Gathering dust in the back of our warehouse is John’s Challenger - the very one from the formation of the company. This is truly “MCG 1.” And for this car, money’s no object, because it’s not mine (ha ha). John’s given me an open checkbook to build the coolest ‘71 I could conjure up. While it will beckon back to the RTS cars of Dodge’s early show circuit days, MCG 1 will showcase the best of the best available from MCG advertisers today. It will have a full tube front end, House of Kolor Tangelo paint, and the trickest stroker Hemi John Arruzza has ever built. The motor’s a big inch Hemi roller with a siamesed block. This beast is guaranteed to hurt anyone who tries to test it! You’ll be able to follow the build of both of these conceptually opposed project cars through the magazine this year, so stay tuned and watch them come to life . . . I guarantee, you’ll get some ideas for your car.

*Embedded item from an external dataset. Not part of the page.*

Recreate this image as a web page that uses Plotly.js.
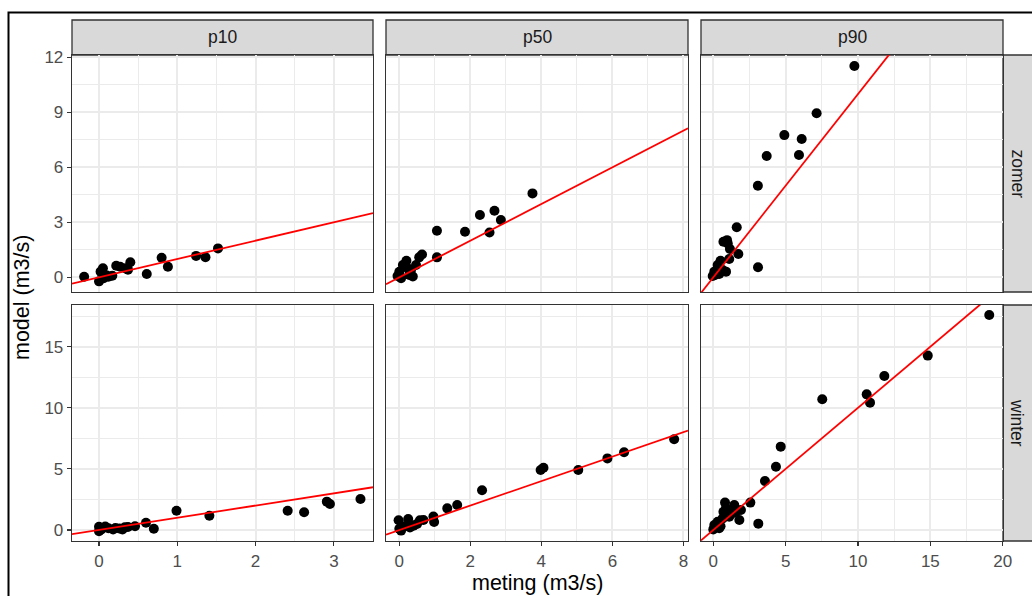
<!DOCTYPE html>
<html><head><meta charset="utf-8">
<script src="https://cdn.plot.ly/plotly-3.0.1.min.js"></script>
<style>html,body{margin:0;padding:0;background:#fff}#chart{width:1032px;height:596px}</style>
</head><body><div id="chart"></div>
<script>
// Categories
const percentiles = ['p10', 'p50', 'p90'];
const seasons = ['zomer', 'winter'];

// Tick labels per column (x) and per row (y)
const colTicks = [[0, 1, 2, 3], [0, 2, 4, 6, 8], [0, 5, 10, 15, 20]];
const rowTicks = [[0, 3, 6, 9, 12], [0, 5, 10, 15]];

// Data: meting (x) and model (y) per facet
const p10_zomer_meting = [-0.19, 0.0, 0.02, 0.05, 0.06, 0.1, 0.12, 0.17, 0.22, 0.27, 0.34, 0.37, 0.4, 0.61, 0.8, 0.88, 1.24, 1.36, 1.52];
const p10_zomer_model  = [0.03, -0.22, 0.31, 0.49, -0.05, 0.1, 0.03, 0.09, 0.63, 0.58, 0.49, 0.42, 0.82, 0.18, 1.07, 0.58, 1.17, 1.1, 1.58];

const p50_zomer_meting = [-0.05, 0.0, 0.05, 0.1, 0.2, 0.24, 0.28, 0.33, 0.38, 0.47, 0.56, 0.64, 1.06, 1.06, 1.85, 2.27, 2.54, 2.68, 2.86, 3.75];
const p50_zomer_model  = [0.07, 0.3, -0.05, 0.67, 0.9, 0.49, 0.13, 0.4, 0.05, 0.67, 1.09, 1.25, 1.09, 2.54, 2.49, 3.4, 2.45, 3.63, 3.13, 4.58];

const p90_zomer_meting = [-0.04, 0.07, 0.12, 0.3, 0.41, 0.5, 0.65, 0.7, 0.88, 0.95, 1.0, 1.1, 1.15, 1.73, 1.62, 3.08, 3.09, 3.69, 4.91, 5.92, 6.11, 7.14, 9.75];
const p90_zomer_model  = [0.07, 0.31, 0.13, 0.67, 0.18, 0.9, 0.4, 1.94, 0.31, 2.03, 1.85, 1.0, 1.55, 1.27, 2.73, 5.0, 0.55, 6.62, 7.76, 6.67, 7.55, 8.95, 11.53];

const p10_winter_meting = [0.0, 0.0, 0.03, 0.08, 0.12, 0.18, 0.21, 0.26, 0.3, 0.33, 0.37, 0.46, 0.6, 0.7, 0.99, 1.41, 2.41, 2.62, 2.91, 2.95, 3.34];
const p10_winter_model  = [0.27, -0.1, 0.05, 0.28, 0.15, 0.05, 0.16, 0.12, 0.05, 0.22, 0.25, 0.3, 0.6, 0.1, 1.58, 1.17, 1.58, 1.45, 2.32, 2.13, 2.54];

const p50_winter_meting = [-0.02, 0.0, 0.05, 0.15, 0.25, 0.3, 0.4, 0.5, 0.58, 0.68, 0.96, 0.98, 1.35, 1.63, 2.33, 3.98, 4.06, 5.04, 5.86, 6.33, 7.74];
const p50_winter_model  = [0.8, 0.1, -0.05, 0.3, 0.9, 0.2, 0.35, 0.5, 0.8, 0.82, 1.1, 0.65, 1.77, 2.05, 3.25, 4.91, 5.1, 4.91, 5.86, 6.36, 7.42];

const p90_winter_meting = [0.0, 0.07, 0.3, 0.41, 0.5, 0.65, 0.81, 0.88, 0.7, 1.1, 1.34, 1.45, 1.57, 1.8, 1.91, 2.56, 3.11, 3.57, 4.33, 4.66, 7.53, 10.6, 10.83, 11.82, 14.82, 19.07];
const p90_winter_model  = [0.05, 0.41, 0.68, 0.15, 0.3, 0.95, 2.24, 1.77, 1.5, 1.09, 1.37, 2.05, 1.5, 0.82, 1.64, 2.24, 0.52, 4.01, 5.18, 6.82, 10.7, 11.1, 10.42, 12.6, 14.27, 17.59];

const facetData = {
  zomer:  [[p10_zomer_meting, p10_zomer_model], [p50_zomer_meting, p50_zomer_model], [p90_zomer_meting, p90_zomer_model]],
  winter: [[p10_winter_meting, p10_winter_model], [p50_winter_meting, p50_winter_model], [p90_winter_meting, p90_winter_model]]
};

// ---- layout geometry (pixels) ----
const W = 1032, H = 596;
const colPx = [[72, 373], [386, 688], [701, 1003]];
const rowPx = [[55, 292], [305, 541]];
const colRange = [[-0.345, 3.50], [-0.375, 8.13], [-0.85, 20.02]];
const rowRange = [[-0.80, 12.13], [-0.90, 18.41]];
const colMinor = [0.5, 1, 2.5];
const rowMinor = [1.5, 2.5];

const px = x => x / W;
const py = y => (H - y) / H;

const FONT = 'Liberation Sans, Arial, sans-serif';
const traces = [];
const layout = {
  width: W, height: H,
  margin: {l: 0, r: 0, t: 0, b: 0},
  paper_bgcolor: '#ffffff', plot_bgcolor: '#ffffff',
  showlegend: false,
  font: {family: FONT},
  shapes: [], annotations: []
};

let idx = 0;
seasons.forEach((season, r) => {
  percentiles.forEach((pc, c) => {
    idx++;
    const xa = 'xaxis' + (idx === 1 ? '' : idx);
    const ya = 'yaxis' + (idx === 1 ? '' : idx);
    const xr = 'x' + (idx === 1 ? '' : idx);
    const yr = 'y' + (idx === 1 ? '' : idx);
    const isBottom = r === seasons.length - 1;
    const isLeft = c === 0;
    layout[xa] = {
      domain: [px(colPx[c][0]), px(colPx[c][1])],
      anchor: yr, range: colRange[c],
      tickmode: 'array', tickvals: colTicks[c], ticktext: colTicks[c].map(String),
      showticklabels: isBottom, ticks: isBottom ? 'outside' : '',
      ticklen: 4, tickwidth: 1.2, tickcolor: '#333333',
      tickfont: {family: FONT, size: 17, color: '#4D4D4D'},
      showgrid: true, gridcolor: '#EBEBEB', gridwidth: 2,
      minor: {dtick: colMinor[c], tick0: 0, showgrid: true, gridcolor: '#EBEBEB', gridwidth: 1, ticks: ''},
      zeroline: false, showline: true, mirror: true, linecolor: '#333333', linewidth: 1.3,
      fixedrange: true
    };
    layout[ya] = {
      domain: [py(rowPx[r][1]), py(rowPx[r][0])],
      anchor: xr, range: rowRange[r],
      tickmode: 'array', tickvals: rowTicks[r], ticktext: rowTicks[r].map(String),
      showticklabels: isLeft, ticks: isLeft ? 'outside' : '',
      ticklen: 4, tickwidth: 1.2, tickcolor: '#333333',
      tickfont: {family: FONT, size: 17, color: '#4D4D4D'},
      showgrid: true, gridcolor: '#EBEBEB', gridwidth: 2,
      minor: {dtick: rowMinor[r], tick0: 0, showgrid: true, gridcolor: '#EBEBEB', gridwidth: 1, ticks: ''},
      zeroline: false, showline: true, mirror: true, linecolor: '#333333', linewidth: 1.3,
      fixedrange: true
    };
    const [mx, my] = facetData[season][c];
    traces.push({
      type: 'scatter', mode: 'markers', x: mx, y: my, xaxis: xr, yaxis: yr,
      marker: {color: '#000000', size: 10}, hoverinfo: 'x+y'
    });
    // 1:1 reference line across the panel's x range
    traces.push({
      type: 'scatter', mode: 'lines', x: colRange[c], y: colRange[c], xaxis: xr, yaxis: yr,
      line: {color: '#FF0000', width: 1.8}, hoverinfo: 'skip'
    });
  });
});

// top strips
percentiles.forEach((pc, c) => {
  layout.shapes.push({type: 'rect', xref: 'paper', yref: 'paper',
    x0: px(colPx[c][0]), x1: px(colPx[c][1]), y0: py(55), y1: py(20),
    fillcolor: '#D9D9D9', line: {color: '#333333', width: 1.3}, layer: 'below'});
  layout.annotations.push({xref: 'paper', yref: 'paper', x: px((colPx[c][0] + colPx[c][1]) / 2), y: py(37.5),
    text: pc, showarrow: false, xanchor: 'center', yanchor: 'middle',
    font: {family: FONT, size: 17.5, color: '#1A1A1A'}});
});
// right strips
seasons.forEach((s, r) => {
  layout.shapes.push({type: 'rect', xref: 'paper', yref: 'paper',
    x0: px(1003), x1: px(1038), y0: py(rowPx[r][1]), y1: py(rowPx[r][0]),
    fillcolor: '#D9D9D9', line: {color: '#333333', width: 1.3}, layer: 'below'});
  layout.annotations.push({xref: 'paper', yref: 'paper', x: px(1017), y: py((rowPx[r][0] + rowPx[r][1]) / 2),
    text: s, showarrow: false, textangle: 90, xanchor: 'center', yanchor: 'middle',
    font: {family: FONT, size: 17.5, color: '#1A1A1A'}});
});
// axis titles
layout.annotations.push({xref: 'paper', yref: 'paper', x: px(537), y: py(583),
  text: 'meting (m3/s)', showarrow: false, xanchor: 'center', yanchor: 'middle',
  font: {family: FONT, size: 21.5, color: '#000000'}});
layout.annotations.push({xref: 'paper', yref: 'paper', x: px(22), y: py(298),
  text: 'model (m3/s)', showarrow: false, textangle: -90, xanchor: 'center', yanchor: 'middle',
  font: {family: FONT, size: 21.5, color: '#000000'}});
// outer frame
layout.shapes.push({type: 'rect', xref: 'paper', yref: 'paper',
  x0: px(8.5), x1: px(1045), y0: py(610), y1: py(12.5),
  line: {color: '#000000', width: 2}, fillcolor: 'rgba(0,0,0,0)', layer: 'above'});

Plotly.newPlot('chart', traces, layout, {staticPlot: true, displayModeBar: false});
</script>
</body></html>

This special issue isn’t, as you might expect, designed to reflect back on all the cool stuff we’ve done over the last twenty years - our twenty-fifth anniversary supplemental issue will take care of that. It will recap the coolest Mopars that we’ve covered over the years and will turn our early legendary black and white features into never-before-seen color layouts. Instead, this issue is to celebrate what all of you have achieved and the future of MCG. MCG has evolved from a simple newsletter, certainly by hard work from everybody behind the scenes, but most of all because of the Mopar readers and the advertisers who wanted something more entertaining and more informative than the corporate sanitized mags can offer. You’ve supported us with your subscriptions and advertising dollars, and we’re very aware and appreciative of that. The big magazine houses knock on our door about once a year with briefcases full of money, but that’s not what it’s about. Unlike everyone else, all we publish is this Mopar mag. You guys are more family to us than customers, so we hold the wolves at bay. Mopar Collector’s Guide is proud to stand alone as the last great independent American muscle car magazine. Being independent certainly makes the business climate harder to operate in, but it allows us to be brutally honest about who’s screwing who, remain politically incorrect, and delve off into thought-provoking editorials that the other guys’ legal departments wouldn’t let them touch with a ten-foot poll.

So what’s next you ask? With your help, the sky’s the limit. Keep subscribing and signing up your friends, and we’ll keep adding more pages, more Mopar, more fun in the form of cruises, concerts, and parties like our Playboy Mansion show.

Over the past year, we’ve been working on an internet-based newsstand and supporting software that will allow you to read all of your favorite magazines online, page-by-page, just like they are printed, on your own computer. Imagine, whatever subject you’re interested in, just typing it up and being able to purchase magazines and read them instantly! So, as you can see, we’re nowhere near ready to reflect yet - we’re not done growing.